Exercise task ->
Skip all pictures. Write out the data below from its first line through the line that contains "-136.8, -140.2, -144.1, -148.4, -152.4, -155.9, -158.8, -161.4]".

Collected material ->
(begin)
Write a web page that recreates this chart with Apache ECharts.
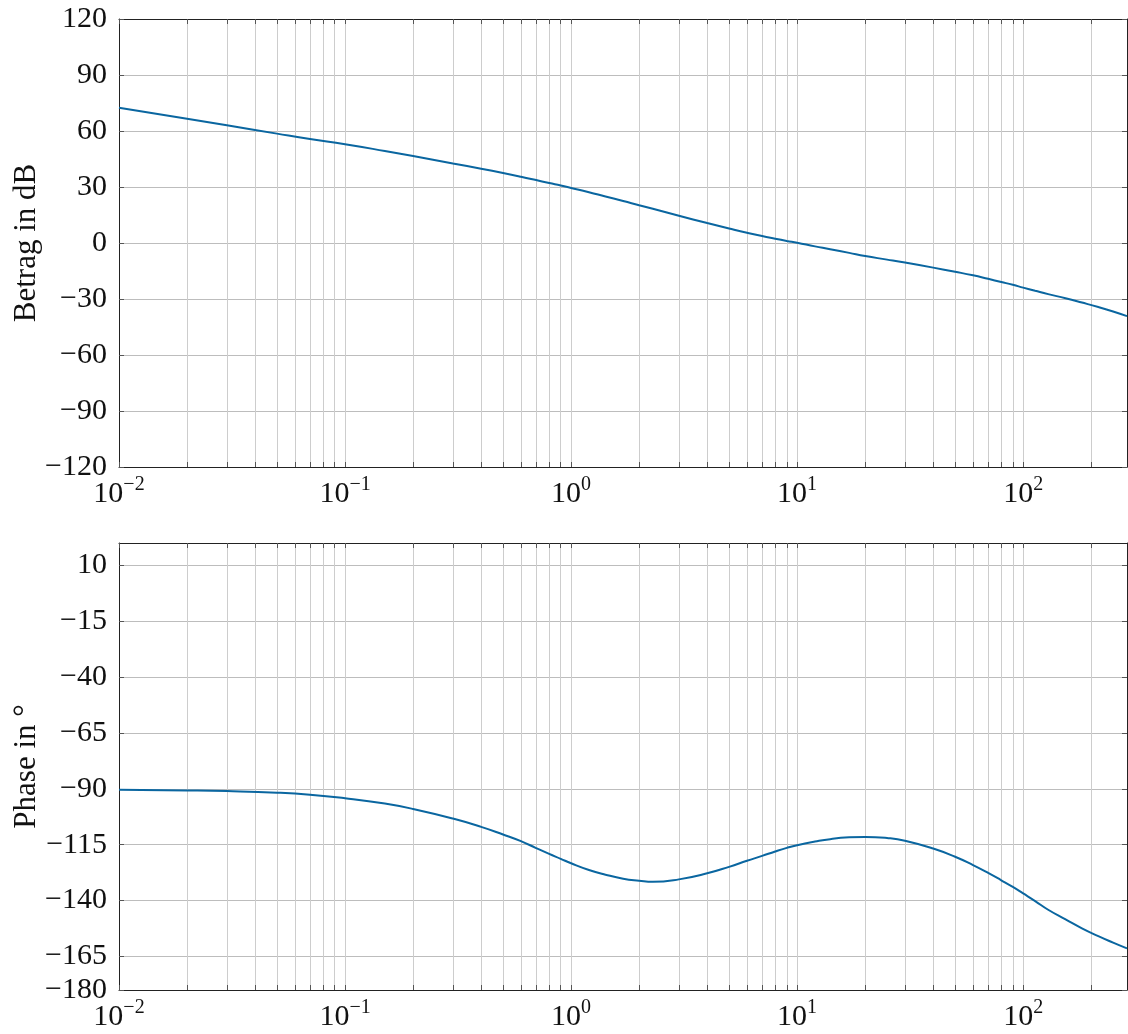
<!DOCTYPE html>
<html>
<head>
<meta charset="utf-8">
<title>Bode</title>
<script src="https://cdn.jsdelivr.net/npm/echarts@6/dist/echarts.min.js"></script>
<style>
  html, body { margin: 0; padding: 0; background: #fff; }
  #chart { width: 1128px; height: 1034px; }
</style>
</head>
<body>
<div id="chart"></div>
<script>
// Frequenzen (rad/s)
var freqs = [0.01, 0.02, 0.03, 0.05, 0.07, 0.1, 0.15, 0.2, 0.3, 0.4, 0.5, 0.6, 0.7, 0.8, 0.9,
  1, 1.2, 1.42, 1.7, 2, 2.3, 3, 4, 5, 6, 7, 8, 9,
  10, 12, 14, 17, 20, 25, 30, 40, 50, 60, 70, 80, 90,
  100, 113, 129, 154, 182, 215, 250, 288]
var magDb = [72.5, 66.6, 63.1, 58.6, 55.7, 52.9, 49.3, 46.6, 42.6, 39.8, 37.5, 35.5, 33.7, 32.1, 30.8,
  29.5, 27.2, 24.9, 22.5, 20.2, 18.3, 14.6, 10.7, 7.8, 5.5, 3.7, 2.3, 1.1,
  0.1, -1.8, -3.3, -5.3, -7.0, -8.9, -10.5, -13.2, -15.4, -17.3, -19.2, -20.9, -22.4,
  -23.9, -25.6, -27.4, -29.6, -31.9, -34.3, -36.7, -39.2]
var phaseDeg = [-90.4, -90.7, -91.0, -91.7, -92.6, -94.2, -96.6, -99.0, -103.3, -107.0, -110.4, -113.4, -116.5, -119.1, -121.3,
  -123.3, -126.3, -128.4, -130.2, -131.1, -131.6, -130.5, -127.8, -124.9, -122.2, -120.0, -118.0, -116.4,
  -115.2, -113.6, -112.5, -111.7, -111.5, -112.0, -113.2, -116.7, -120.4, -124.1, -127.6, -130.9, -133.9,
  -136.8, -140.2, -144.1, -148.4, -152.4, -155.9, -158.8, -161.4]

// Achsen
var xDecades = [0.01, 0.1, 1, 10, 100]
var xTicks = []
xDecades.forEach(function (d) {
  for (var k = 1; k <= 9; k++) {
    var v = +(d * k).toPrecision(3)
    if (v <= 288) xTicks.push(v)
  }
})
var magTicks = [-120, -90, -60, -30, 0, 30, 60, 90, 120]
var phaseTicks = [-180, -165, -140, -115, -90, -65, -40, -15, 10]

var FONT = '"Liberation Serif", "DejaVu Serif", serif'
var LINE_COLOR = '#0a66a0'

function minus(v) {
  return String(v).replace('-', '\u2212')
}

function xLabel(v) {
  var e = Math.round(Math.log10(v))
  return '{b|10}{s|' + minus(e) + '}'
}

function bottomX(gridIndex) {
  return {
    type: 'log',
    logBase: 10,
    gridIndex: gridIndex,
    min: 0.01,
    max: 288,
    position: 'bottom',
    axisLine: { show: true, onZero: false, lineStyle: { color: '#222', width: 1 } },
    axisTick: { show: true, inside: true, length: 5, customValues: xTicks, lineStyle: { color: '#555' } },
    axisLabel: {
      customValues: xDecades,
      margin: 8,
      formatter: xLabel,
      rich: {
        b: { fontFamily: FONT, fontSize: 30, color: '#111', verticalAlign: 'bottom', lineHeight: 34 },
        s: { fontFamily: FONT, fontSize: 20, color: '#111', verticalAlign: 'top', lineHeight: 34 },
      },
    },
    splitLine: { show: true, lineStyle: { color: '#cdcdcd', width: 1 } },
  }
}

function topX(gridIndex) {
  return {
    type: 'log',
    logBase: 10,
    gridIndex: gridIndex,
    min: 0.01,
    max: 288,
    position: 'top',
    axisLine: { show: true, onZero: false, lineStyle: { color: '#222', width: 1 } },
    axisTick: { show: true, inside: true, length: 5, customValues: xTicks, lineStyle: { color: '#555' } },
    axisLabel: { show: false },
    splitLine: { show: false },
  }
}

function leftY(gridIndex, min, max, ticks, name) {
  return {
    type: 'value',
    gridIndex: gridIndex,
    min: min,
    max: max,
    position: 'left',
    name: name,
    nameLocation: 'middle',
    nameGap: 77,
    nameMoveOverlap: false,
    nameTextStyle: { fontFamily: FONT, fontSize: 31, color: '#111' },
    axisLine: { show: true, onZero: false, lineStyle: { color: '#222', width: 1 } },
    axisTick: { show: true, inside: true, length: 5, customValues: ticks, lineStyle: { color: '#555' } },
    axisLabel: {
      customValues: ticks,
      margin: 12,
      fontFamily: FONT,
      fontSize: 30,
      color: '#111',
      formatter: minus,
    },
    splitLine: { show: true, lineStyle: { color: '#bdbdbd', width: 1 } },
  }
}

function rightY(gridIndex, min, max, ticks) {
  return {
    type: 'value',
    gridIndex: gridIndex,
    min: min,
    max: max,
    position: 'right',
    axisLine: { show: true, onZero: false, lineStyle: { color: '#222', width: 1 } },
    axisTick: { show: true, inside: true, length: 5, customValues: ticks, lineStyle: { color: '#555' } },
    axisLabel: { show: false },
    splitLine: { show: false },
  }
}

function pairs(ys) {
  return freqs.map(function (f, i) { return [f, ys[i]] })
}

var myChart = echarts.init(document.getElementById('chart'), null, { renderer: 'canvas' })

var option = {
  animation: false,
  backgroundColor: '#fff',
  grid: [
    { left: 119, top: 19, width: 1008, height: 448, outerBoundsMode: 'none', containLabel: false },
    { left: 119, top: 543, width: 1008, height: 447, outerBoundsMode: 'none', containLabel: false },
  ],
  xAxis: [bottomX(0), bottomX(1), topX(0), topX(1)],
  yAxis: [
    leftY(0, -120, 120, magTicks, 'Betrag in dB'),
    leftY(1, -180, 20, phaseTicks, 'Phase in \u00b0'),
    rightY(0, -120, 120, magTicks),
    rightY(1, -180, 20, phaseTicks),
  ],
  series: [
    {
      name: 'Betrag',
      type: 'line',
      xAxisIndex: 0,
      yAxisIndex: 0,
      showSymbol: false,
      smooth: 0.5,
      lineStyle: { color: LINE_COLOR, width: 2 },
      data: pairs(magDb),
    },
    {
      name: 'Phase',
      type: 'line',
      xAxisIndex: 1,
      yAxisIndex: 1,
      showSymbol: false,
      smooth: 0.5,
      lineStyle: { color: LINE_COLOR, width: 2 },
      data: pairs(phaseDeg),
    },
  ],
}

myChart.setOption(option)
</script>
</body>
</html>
(end)
The answer ->
Write a web page that recreates this chart with Apache ECharts.
<!DOCTYPE html>
<html>
<head>
<meta charset="utf-8">
<title>Bode</title>
<script src="https://cdn.jsdelivr.net/npm/echarts@6/dist/echarts.min.js"></script>
<style>
  html, body { margin: 0; padding: 0; background: #fff; }
  #chart { width: 1128px; height: 1034px; }
</style>
</head>
<body>
<div id="chart"></div>
<script>
// Frequenzen (rad/s)
var freqs = [0.01, 0.02, 0.03, 0.05, 0.07, 0.1, 0.15, 0.2, 0.3, 0.4, 0.5, 0.6, 0.7, 0.8, 0.9,
  1, 1.2, 1.42, 1.7, 2, 2.3, 3, 4, 5, 6, 7, 8, 9,
  10, 12, 14, 17, 20, 25, 30, 40, 50, 60, 70, 80, 90,
  100, 113, 129, 154, 182, 215, 250, 288]
var magDb = [72.5, 66.6, 63.1, 58.6, 55.7, 52.9, 49.3, 46.6, 42.6, 39.8, 37.5, 35.5, 33.7, 32.1, 30.8,
  29.5, 27.2, 24.9, 22.5, 20.2, 18.3, 14.6, 10.7, 7.8, 5.5, 3.7, 2.3, 1.1,
  0.1, -1.8, -3.3, -5.3, -7.0, -8.9, -10.5, -13.2, -15.4, -17.3, -19.2, -20.9, -22.4,
  -23.9, -25.6, -27.4, -29.6, -31.9, -34.3, -36.7, -39.2]
var phaseDeg = [-90.4, -90.7, -91.0, -91.7, -92.6, -94.2, -96.6, -99.0, -103.3, -107.0, -110.4, -113.4, -116.5, -119.1, -121.3,
  -123.3, -126.3, -128.4, -130.2, -131.1, -131.6, -130.5, -127.8, -124.9, -122.2, -120.0, -118.0, -116.4,
  -115.2, -113.6, -112.5, -111.7, -111.5, -112.0, -113.2, -116.7, -120.4, -124.1, -127.6, -130.9, -133.9,
  -136.8, -140.2, -144.1, -148.4, -152.4, -155.9, -158.8, -161.4]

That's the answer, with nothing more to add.